Intervention de Jean Arthuis

Commission des finances, du contrôle budgétaire et des comptes économiques de la nation — Réunion du 7 mars 2012 : 1ère réunion
Avenir de la zone euro — Communication

Photo de Jean ArthuisJean Arthuis :

La nécessité n'en est que plus grande du contrôle. L'entrée dans l'euro est un billet à sens unique. L'erreur n'est pas tant d'avoir ouvert l'entrée dans l'euro à la Grèce, que de l'avoir laissée, sans se préoccuper des obligations qui y étaient attachées, creuser ses déficits.

Je plaide donc pour une pleine gouvernance de la zone euro. Pour qu'Eurostat devienne une agence statistique pleinement indépendante - et ma conviction ne date pas d'hier ; pour que les services statistiques des États membres jouissent d'une indépendance qui les place au-dessus de tout soupçon - est-il admissible que le directeur de l'équivalent grec de notre Insee soit poursuivi devant les juridictions pénales au motif qu'il a publié des chiffres qui ne siéent pas aux parlementaires ? Je plaide pour que les États, dès lors qu'ils entrent dans la zone euro, s'obligent à une présentation normalisée de leurs chiffres - recettes, dette, engagements hors bilan... - et usent d'une même procédure de certification. C'est à cette seule condition que l'on pourra agréger les comptes publics nationaux pour disposer d'un budget global de la zone euro afin que les ministres des finances puissent pétrir la pâte budgétaire. Pour que l'on puisse observer, ligne par ligne, si de vraies synergies se dessinent - en matière de recherche et développement, par exemple.

Pour les États récalcitrants, je ne crois pas tant aux vertus des contraintes financières du six pack - veut-on en venir à cette absurdité qu'il leur faudrait, pour les payer, se tourner vers le MES ? - qu'à celles de sanctions allant de restrictions d'accès aux fonds structurels jusqu'à la privation du droit de vote au sein de l'Eurogroupe. Je crois moins aux sanctions financières qu'à la transparence, à la publicité donnée aux actes répréhensibles.

Je plaide pour que les directeurs nationaux du budget soient associés aux conseils Ecofin : ce fut une erreur de les écarter au profit des gouverneurs des banques centrales nationales et des directeurs du Trésor.
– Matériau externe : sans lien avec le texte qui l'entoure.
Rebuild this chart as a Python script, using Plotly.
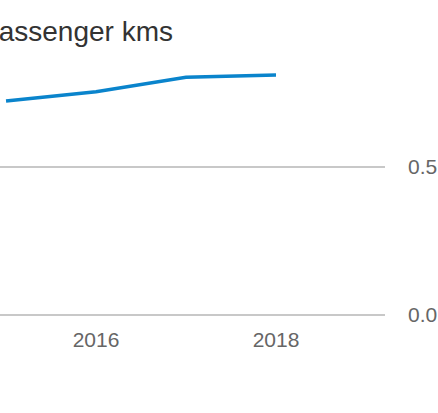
import plotly.graph_objects as go

years = [2015, 2016, 2017, 2018]
passenger_kms = [0.723, 0.754, 0.803, 0.811]
title_text = "Passenger kms"

W, H = 438, 413
ml, mr, mt, mb = 0, 53, 50, 96
plot_w = W - ml - mr
plot_h = H - mt - mb
px_per_unit = 296
below = 2  # pixels below zero inside plot

fig = go.Figure()
fig.add_trace(go.Scatter(
    x=years, y=passenger_kms, mode="lines",
    line=dict(color="#0a84cc", width=3.5),
    hoverinfo="skip", showlegend=False,
))

fig.add_annotation(
    text=title_text, xref="paper", yref="paper",
    x=175 / plot_w, y=(mt + plot_h - 31) / plot_h,
    xanchor="right", yanchor="middle", showarrow=False,
    font=dict(family="Arial, Liberation Sans, sans-serif", size=28, color="#333333"),
)

fig.update_layout(
    width=W, height=H,
    margin=dict(l=ml, r=mr, t=mt, b=mb),
    paper_bgcolor="white", plot_bgcolor="white",
    font=dict(family="Arial, Liberation Sans, sans-serif"),
    xaxis=dict(
        range=[2014.933, 2019.211], tick0=2016, dtick=2,
        showgrid=False, zeroline=False, showline=False,
        tickfont=dict(size=21, color="#666666"),
        ticks="", tickformat="d", ticklabelstandoff=8,
    ),
    yaxis=dict(
        range=[-below / px_per_unit, (plot_h - below) / px_per_unit],
        side="right", tick0=0, dtick=0.5,
        tickformat=".1f",
        showgrid=True, gridcolor="#c8c8c8", gridwidth=1.2,
        zeroline=True, zerolinecolor="#c8c8c8", zerolinewidth=1.2,
        showline=False,
        tickfont=dict(size=21, color="#666666"),
        ticks="", ticklabelstandoff=22,
    ),
)

fig.write_html(
    "out.html",
    config={"displayModeBar": False, "staticPlot": True},
    post_script="document.body.style.margin='0';document.body.style.overflow='hidden';",
)
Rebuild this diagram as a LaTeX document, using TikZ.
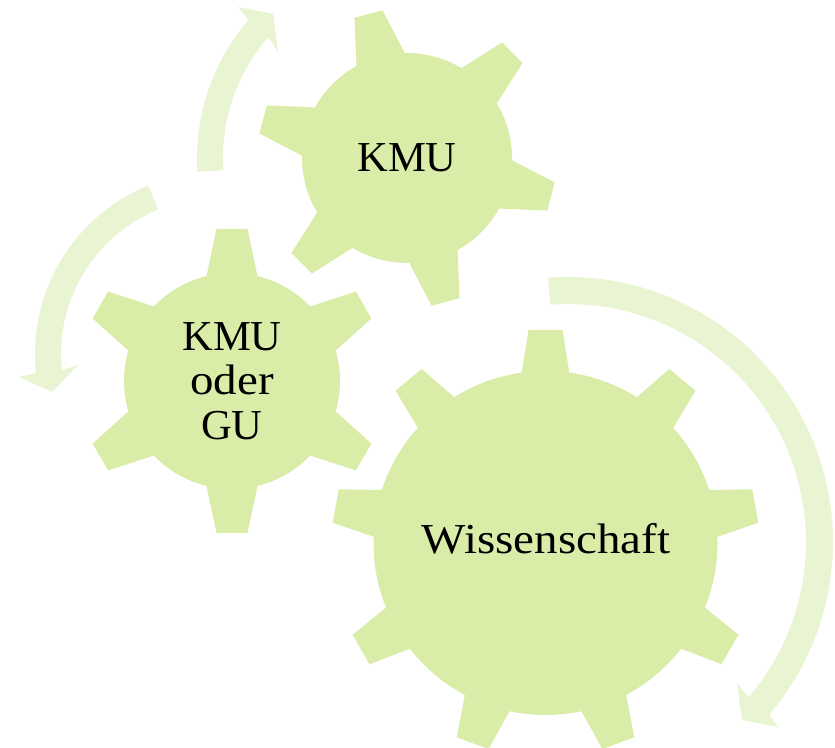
\documentclass[tikz,border=0pt]{standalone}
\usepackage{fontspec}
\setmainfont{Liberation Serif}
\newfontfamily\widerserif[FakeStretch=1.1]{Liberation Serif}
\usetikzlibrary{calc}
\definecolor{gearfill}{HTML}{D9EDA8}
\definecolor{arrowfill}{HTML}{E9F4D3}
\tikzset{
  gearpart/.style={fill=gearfill,draw=none},
  flow/.style={fill=arrowfill,draw=none},
  label/.style={font=\fontsize{32}{33}\selectfont,align=center,text=black,inner sep=0pt},
}
% center, body radius, tip radius, base half width, tip half width, tooth angle list
\newcommand{\gearshape}[6]{%
  \fill[gearpart] (#1) circle[radius=#2];
  \foreach \a in {#6}{%
    \fill[gearpart,shift={(#1)},rotate=\a] (#2-12,-#4) -- (#2-3,-#4) -- (#3,-#5) -- (#3,#5) -- (#2-3,#4) -- (#2-12,#4) -- cycle;
  }%
}
\begin{document}
\begin{tikzpicture}[x=0.75pt,y=0.75pt]
\useasboundingbox (0,0) rectangle (835,748);
\coordinate (gA) at (407,590);
\coordinate (gB) at (232,367);
\coordinate (gC) at (545.5,205);
\coordinate (fA) at (407,590);
\coordinate (fB) at (217,394);
\coordinate (fC) at (568,206);
% arrows
\fill[flow] ($(fC)+(94.3:265)$) arc[start angle=94.3,end angle=-40.6,radius=265]
  -- (778,21) -- (742,28) -- (737,65) -- ($(fC)+(-40.6:238)$)
  arc[start angle=-40.6,end angle=94.3,radius=238] -- cycle;
\fill[flow] ($(fA)+(183.8:210)$) arc[start angle=183.8,end angle=139,radius=210]
  -- (238,741) -- (273,734) -- (278,696) -- ($(fA)+(139:184)$)
  arc[start angle=139,end angle=183.8,radius=184] -- cycle;
\fill[flow] ($(fB)+(112.2:182)$) arc[start angle=112.2,end angle=186,radius=182]
  -- (19,371) -- (52,356) -- (78,383) -- ($(fB)+(186:156)$)
  arc[start angle=186,end angle=112.2,radius=156] -- cycle;
% gears
\gearshape{gA}{105}{149}{25}{14.5}{105,45,-15,-75,-135,165}
\gearshape{gB}{108}{152}{25.5}{15.5}{90,30,-30,-90,-150,150}
\gearshape{gC}{172}{213}{24}{17}{90,50,10,-30,-70,-110,-150,170,130}
% labels
\node[label] (kmu) at (407,590) {KMU};
\node[label] (kmugu) at (232,367) {KMU\\[0.4pt]{\widerserif oder}\\[0.4pt]GU};
\node[label] (wiss) at (546,209) {\widerserif Wissenschaft};
\end{tikzpicture}
\end{document}
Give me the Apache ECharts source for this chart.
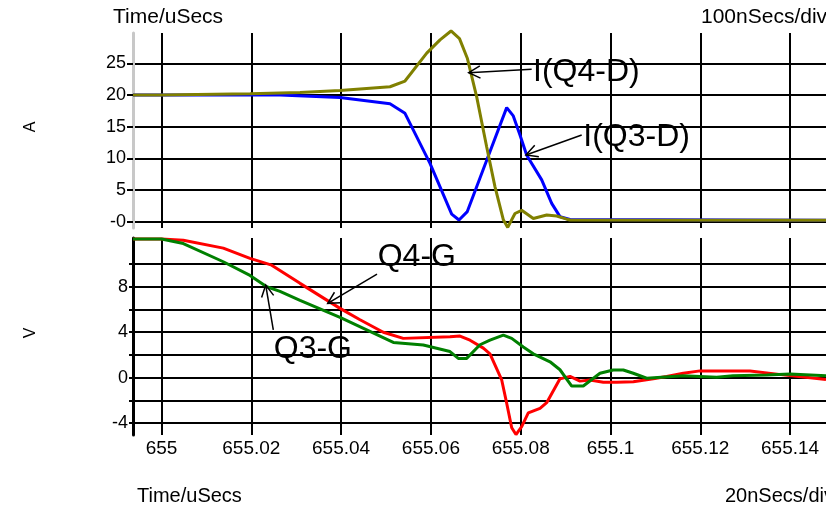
<!DOCTYPE html>
<html><head><meta charset="utf-8">
<script src="https://cdn.jsdelivr.net/npm/echarts@6/dist/echarts.min.js"></script>
<style>html,body{margin:0;padding:0;background:#fff}#c{width:826px;height:508px}</style>
</head><body><div id="c"></div>
<script>
// ---- axes ----
const X_MIN = 654.99365, X_MAX = 655.148;
const xTicks = [655, 655.02, 655.04, 655.06, 655.08, 655.1, 655.12, 655.14];
const topMin = -0.99, topMax = 29.78;
const topTicks = [0, 5, 10, 15, 20, 25];
const botMin = -5.04, botMax = 12.29;
const botTicks = [-4, -2, 0, 2, 4, 6, 8, 10];
const botLabels = [-4, 0, 4, 8];

// ---- I(Q4-D) olive ----
const tQ4D = [654.99365, 655.0, 655.01971, 655.03085, 655.03975, 655.05089, 655.05423, 655.05907, 655.06203, 655.06448, 655.06637, 655.06811, 655.0702, 655.07243, 655.07428, 655.07614, 655.07711, 655.07873, 655.08022, 655.08281, 655.08579, 655.08802, 655.09025, 655.09098, 655.148];
const iQ4D = [20.0, 20.0, 20.2, 20.4, 20.7, 21.3, 22.2, 26.6, 28.7, 30.1, 28.9, 25.8, 19.7, 11.8, 5.5, 0.3, -0.9, 1.3, 1.8, 0.5, 1.06, 0.9, 0.4, 0.27, 0.25];
// ---- I(Q3-D) blue ----
const tQ3D = [654.99365, 655.0, 655.02639, 655.03975, 655.05089, 655.05423, 655.0598, 655.06463, 655.06626, 655.06811, 655.07243, 655.07688, 655.07835, 655.07984, 655.08134, 655.08468, 655.0869, 655.08875, 655.09098, 655.148];
const iQ3D = [20.0, 20.0, 20.0, 19.6, 18.6, 17.1, 9.2, 1.2, 0.27, 1.6, 9.7, 18.0, 16.7, 13.7, 10.5, 6.6, 2.9, 0.8, 0.35, 0.25];
// ---- Q4-G red ----
const tQ4G = [654.99365, 655.0, 655.00486, 655.01376, 655.01971, 655.02454, 655.03085, 655.03976, 655.04421, 655.0494, 655.05385, 655.06425, 655.06648, 655.06871, 655.07168, 655.07316, 655.07577, 655.07688, 655.078, 655.07895, 655.08022, 655.08169, 655.0843, 655.08579, 655.08875, 655.09098, 655.09321, 655.09543, 655.0984, 655.10138, 655.10508, 655.10953, 655.11252, 655.11621, 655.11993, 655.13107, 655.13849, 655.148];
const vQ4G = [12.2, 12.2, 12.1, 11.4, 10.5, 9.9, 8.3, 6.1, 5.1, 4.0, 3.46, 3.6, 3.66, 3.3, 2.6, 2.1, -0.2, -2.25, -4.4, -5.0, -4.3, -3.1, -2.7, -2.2, -0.1, 0.12, -0.3, -0.2, -0.4, -0.4, -0.35, -0.1, 0.1, 0.4, 0.6, 0.6, 0.25, -0.15];
// ---- Q3-G green ----
const tQ3G = [654.99365, 655.0, 655.00486, 655.01376, 655.01971, 655.02343, 655.02639, 655.03085, 655.03976, 655.0457, 655.05163, 655.05831, 655.06425, 655.0661, 655.06797, 655.07094, 655.07316, 655.07613, 655.078, 655.08058, 655.08281, 655.08653, 655.08875, 655.09136, 655.09394, 655.09766, 655.10062, 655.10285, 655.10508, 655.10806, 655.11621, 655.12365, 655.12728, 655.13479, 655.13998, 655.148];
const vQ3G = [12.2, 12.2, 11.8, 10.2, 9.0, 8.0, 7.6, 6.8, 5.3, 4.2, 3.1, 2.87, 2.3, 1.7, 1.7, 2.9, 3.3, 3.75, 3.46, 2.7, 2.1, 1.4, 0.7, -0.73, -0.73, 0.39, 0.68, 0.68, 0.39, -0.05, 0.18, 0.03, 0.18, 0.24, 0.32, 0.18];

// ---- annotations (data coordinates: tip, tail, text anchor) ----
const annLabels = ['I(Q4-D)', 'I(Q3-D)', 'Q4-G', 'Q3-G'];
const annGrid = [0, 0, 1, 1];
const annTip = [[655.06842, 23.52], [655.08118, 10.53], [655.03702, 6.54], [655.02321, 8.15]];
const annTail = [[655.08244, 24.06], [655.09359, 13.69], [655.048, 9.12], [655.0249, 4.2]];
const annText = [[655.08275, 23.6], [655.09395, 13.4], [655.04815, 10.6], [655.025, 2.5]];

const FONT = "'Liberation Sans', Arial, sans-serif";
const zip = (a, b) => a.map((v, i) => [v, b[i]]);

const chart = echarts.init(document.getElementById('c'), null, {renderer: 'canvas'});
const gridLine = {show: true, lineStyle: {color: '#000', width: 2}};
const xFmt = v => String(parseFloat(v.toFixed(3)));

const option = {
  animation: false,
  backgroundColor: '#fff',
  textStyle: {fontFamily: FONT},
  grid: [
    {left: 133, right: 0, top: 33, height: 195},
    {left: 133, right: 0, top: 238, height: 197}
  ],
  xAxis: [
    {type: 'value', gridIndex: 0, min: X_MIN, max: X_MAX,
     axisLine: {show: false}, axisTick: {show: false, customValues: xTicks},
     axisLabel: {show: false, customValues: xTicks}, splitLine: gridLine},
    {type: 'value', gridIndex: 1, min: X_MIN, max: X_MAX,
     axisLine: {show: false}, axisTick: {show: false, customValues: xTicks},
     axisLabel: {show: true, customValues: xTicks, formatter: xFmt, color: '#000', fontSize: 19, fontFamily: FONT, margin: 4},
     splitLine: gridLine}
  ],
  yAxis: [
    {type: 'value', gridIndex: 0, min: topMin, max: topMax,
     axisLine: {show: true, onZero: false, lineStyle: {color: '#c8c8c8', width: 3}},
     axisTick: {show: true, length: 6, customValues: topTicks, lineStyle: {color: '#000', width: 2}},
     axisLabel: {customValues: topTicks, formatter: v => v === 0 ? '-0' : String(v), color: '#000', fontSize: 18, fontFamily: FONT, margin: 7},
     splitLine: gridLine},
    {type: 'value', gridIndex: 1, min: botMin, max: botMax,
     axisLine: {show: true, onZero: false, lineStyle: {color: '#000', width: 3}},
     axisTick: {show: true, length: 4, customValues: botTicks, lineStyle: {color: '#000', width: 2}},
     axisLabel: {customValues: botLabels, formatter: v => String(v), color: '#000', fontSize: 18, fontFamily: FONT, margin: 5},
     splitLine: gridLine}
  ],
  series: [
    {type: 'line', name: 'I(Q3-D)', xAxisIndex: 0, yAxisIndex: 0, data: zip(tQ3D, iQ3D), showSymbol: false, clip: false, lineStyle: {color: '#0000ff', width: 3}, itemStyle: {color: '#0000ff'}},
    {type: 'line', name: 'I(Q4-D)', xAxisIndex: 0, yAxisIndex: 0, data: zip(tQ4D, iQ4D), showSymbol: false, clip: false, lineStyle: {color: '#808000', width: 3}, itemStyle: {color: '#808000'}},
    {type: 'line', name: 'Q4-G', xAxisIndex: 1, yAxisIndex: 1, data: zip(tQ4G, vQ4G), showSymbol: false, clip: false, lineStyle: {color: '#ff0000', width: 3}, itemStyle: {color: '#ff0000'}},
    {type: 'line', name: 'Q3-G', xAxisIndex: 1, yAxisIndex: 1, data: zip(tQ3G, vQ3G), showSymbol: false, clip: false, lineStyle: {color: '#008000', width: 3}, itemStyle: {color: '#008000'}}
  ]
};
chart.setOption(option);

// ---- header/footer texts, axis names + annotations ----
const g = [
  {type: 'text', left: 113, top: 7, style: {text: 'Time/uSecs', font: '21px ' + FONT, fill: '#000'}},
  {type: 'text', left: 701, top: 7, style: {text: '100nSecs/div', font: '21px ' + FONT, fill: '#000'}},
  {type: 'text', left: 137, top: 486, style: {text: 'Time/uSecs', font: '20px ' + FONT, fill: '#000'}},
  {type: 'text', left: 725, top: 486, style: {text: '20nSecs/div', font: '20px ' + FONT, fill: '#000'}},
  {type: 'group', x: 31, y: 127, rotation: Math.PI / 2,
   children: [{type: 'text', x: 0, y: 0, style: {text: 'A', font: '16px ' + FONT, fill: '#000', align: 'center', verticalAlign: 'middle'}}]},
  {type: 'group', x: 31, y: 333, rotation: Math.PI / 2,
   children: [{type: 'text', x: 0, y: 0, style: {text: 'V', font: '16px ' + FONT, fill: '#000', align: 'center', verticalAlign: 'middle'}}]}
];
const L = 13, TH = 28 * Math.PI / 180;
annLabels.forEach((lab, i) => {
  const gi = {gridIndex: annGrid[i]};
  const tip = chart.convertToPixel(gi, annTip[i]);
  const tail = chart.convertToPixel(gi, annTail[i]);
  const tp = chart.convertToPixel(gi, annText[i]);
  const dx = tail[0] - tip[0], dy = tail[1] - tip[1];
  const d = Math.hypot(dx, dy), ux = dx / d, uy = dy / d;
  const arm = s => [tip[0] + L * (ux * Math.cos(s * TH) - uy * Math.sin(s * TH)),
                    tip[1] + L * (ux * Math.sin(s * TH) + uy * Math.cos(s * TH))];
  g.push({type: 'line', shape: {x1: tail[0], y1: tail[1], x2: tip[0], y2: tip[1]}, style: {stroke: '#000', lineWidth: 1.5}, z: 100});
  g.push({type: 'polyline', shape: {points: [arm(1), tip, arm(-1)]}, style: {stroke: '#000', lineWidth: 1.5, fill: null}, z: 100});
  g.push({type: 'text', x: tp[0], y: tp[1], z: 100,
          style: {text: lab, font: '32px ' + FONT, fill: '#000', verticalAlign: 'middle', align: 'left'}});
});
chart.setOption({graphic: g});
</script>
</body></html>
Je plaide pour que même rang de priorité soit donné aux mesures d'assainissement et de croissance, pour que les parlementaires nationaux s'engagent dans un agenda de réformes structurelles - retraites, flexibilité du marché du travail...

Je plaide pour que soient stabilisés les mécanismes de gestion de crise, afin de n'être plus pris, comme ce fut le cas pour la Grèce, au dépourvu. Pour un MES et une force d'intervention rapide qui exemptent du recours au FMI, lequel ne peut que compliquer l'exercice européen dès lors que le Fonds doit répondre aux préoccupations d'autres États, comme la Chine. Alors, le temps sera venu de parler d'eurobonds. Mais seulement quand la zone euro sera dotée d'une vraie gouvernance : ne mettons pas la charrue avant les boeufs.

Je plaide, enfin, pour une simplification de l'architecture institutionnelle. Unité, cohérence, pour nous mettre à l'abri de préjudiciables cacophonies. Au-delà, se pose la question d'un leadership identifié : une même personnalité pour présider la Commission et le Conseil européen, voire le sommet des chefs d'Etat et de gouvernement de la zone euro. A la conférence interparlementaire où M. Marini et moi-même nous sommes rendus la semaine dernière à Bruxelles, nous avons entendu M. van Rompuy et M. Barroso parler d'une même voix. A quoi bon perpétuer cette dyarchie ?

De même, sans ministre des finances de la zone, pas de policy mix possible. Ce devrait être le président de l'Eurogroupe. On ne peut se satisfaire de confier cette présidence, comme on l'a fait jusqu'à présent, à l'un des ministres des finances de la zone. M. Juncker cumule les fonctions de Premier ministre et de ministre des finances du Luxembourg avec la présidence de l'Eurogroupe : comment serait-il pleinement disponible ? Sans parler du problème de conflit d'intérêt. Cela suppose d'officialiser l'Eurogroupe et de doter son ministre des finances, qui serait le vice-président de la Commission européenne chargé de l'euro, de services capables de mettre en oeuvre les dispositions du MES et de la task force. Voyez les moyens dont dispose Mme Ashton.